Sunday, December 20, 2009

David Burke's Primehouse


Sans any anecdotal commentary in this upfront section, this is how a burger should strive to taste.

The fiend has probably eaten hundreds – if not thousands – of burgers over the years, many of which touted as gourmet by flashy marketing but actually tasting very elementary by my standards. While I always cross my fingers, and can’t help but to continue to order in spite of my inklings, I still suspect these mediocre sandwiches to be oversized boxed “pub” burgers…or there is simply a lack of TLC masked by a dash of garlic salt and a glob of wholesale mayo.

And this is a point I’ve never really understood.

The burger is an American icon; a staple of nearly every menu from your local roadside diner, neighborhood sports bar or the most high-end establishment anywhere coast-to-coast. So if a restaurant does Americana, or any semblance of this cuisine, then they should invest a little more time and resources into making its burgers undeniably craved staples.

Though I might obviously be slightly bias, I feel I’m not alone in this notion – a view obviously shared by restaurateur David Burke and executive chef Rick Gresh.

Already a critically acclaimed venue by local and national media outlets, and a top 10 selection by Chicago Magazine, it was only a matter of time until I had a chance to get my hands on one of the legendary 40 day dry aged “burkers” from Burke’s Primehouse.

The burger comes topped with an exquisite array of toppings unique to Gresh’s vision of a traditional burger: garlic spinach, crispy shallots, bacon mayonnaise and a toasted potato bun.

Although I’m a purist with my burgers, as all fiendsters know, I decided to dive into this as prepared without any alterations…if anything an attempt to crawl inside the chef’s mind and try to explore his culinary terrain.

The garlic spinach in lieu of lettuce added a creamy and earthy dimension to the flavor and texture, though there were a little too many leaves and it started to overpower the meat. The fried shallots were a wonderful replacement for traditional onions and added that sweet and familiar zest.

In addition, the bacon mayo was an ingenious touch that presents the best combination of both worlds. Although I typically forgo mayo of any kind, the idea of the two together was too much to pass, and luckily wasn’t spread too heavily on the bun. Typically my second favorite part of the puzzle, the potato bun was probably the most easily forgettable item of the mix – not as toasty as I would have liked, still good but more of an afterthought than anything.

Not surprisingly, by far the greatest element of the sandwich was the beef, which includes the trimmings from the dry aged steaks ground within the chuck and sirloin. The dry aged taste is extremely distinguishable from most other burgers you’ll typically taste at a local burger joint, and for those that have never sampled a dry aged piece of beef it is well worth the investment.
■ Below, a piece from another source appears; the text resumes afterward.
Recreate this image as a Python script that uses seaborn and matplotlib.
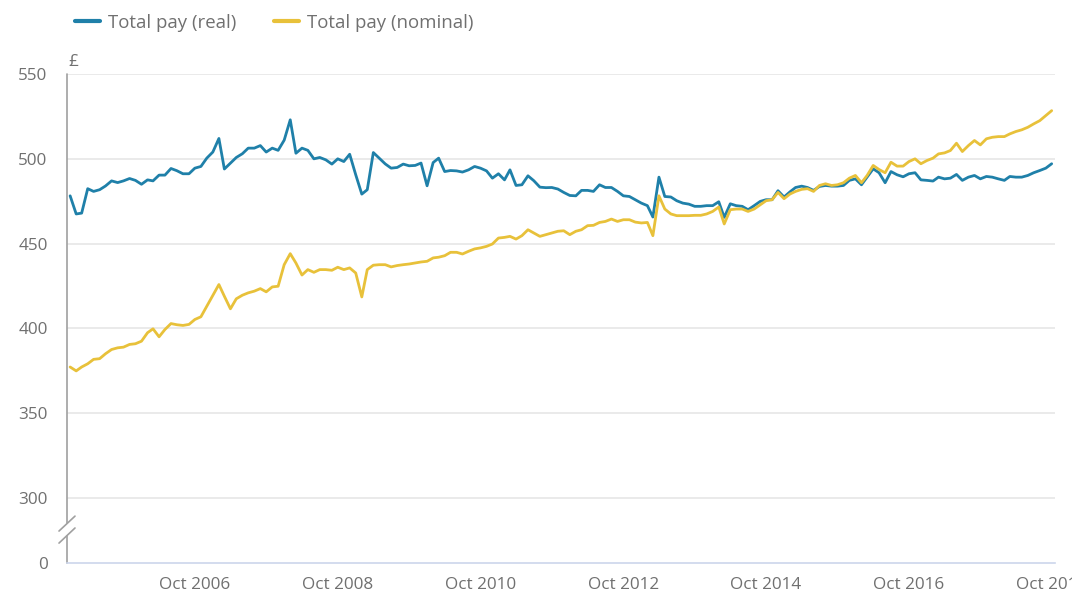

As always, I like to sample the meat by itself without no other distractions. This presents the true quality of the meat and allows you to discover every taste and flavor, completely uninfluenced. As expected, you could taste the depth of the dry aging, which gave the beef a velvety, rich and juicy profile with a hint of smokiness that was probably picked up from the grill.

The fiend spoke briefly to the congenial general manager, who likewise offered to give a tour of the dry aging room – a fantastic experience to hold. Very few establishments go the extra mile to serve dry aged steaks, let alone dedicate time and space to producing their own. Likewise, though industry standard for serving dry aged meat is 21 days, Burke’s goes one step farther and only offers their cuts at 28 days or more – again a touch of the aforementioned TLC I believe other restaurants tend to forget.

This burker is only offered on the lunch menu and upon special occasions, but I highly recommend you do yourself a favor and make this a destination (within the James Hotel) to visit soon.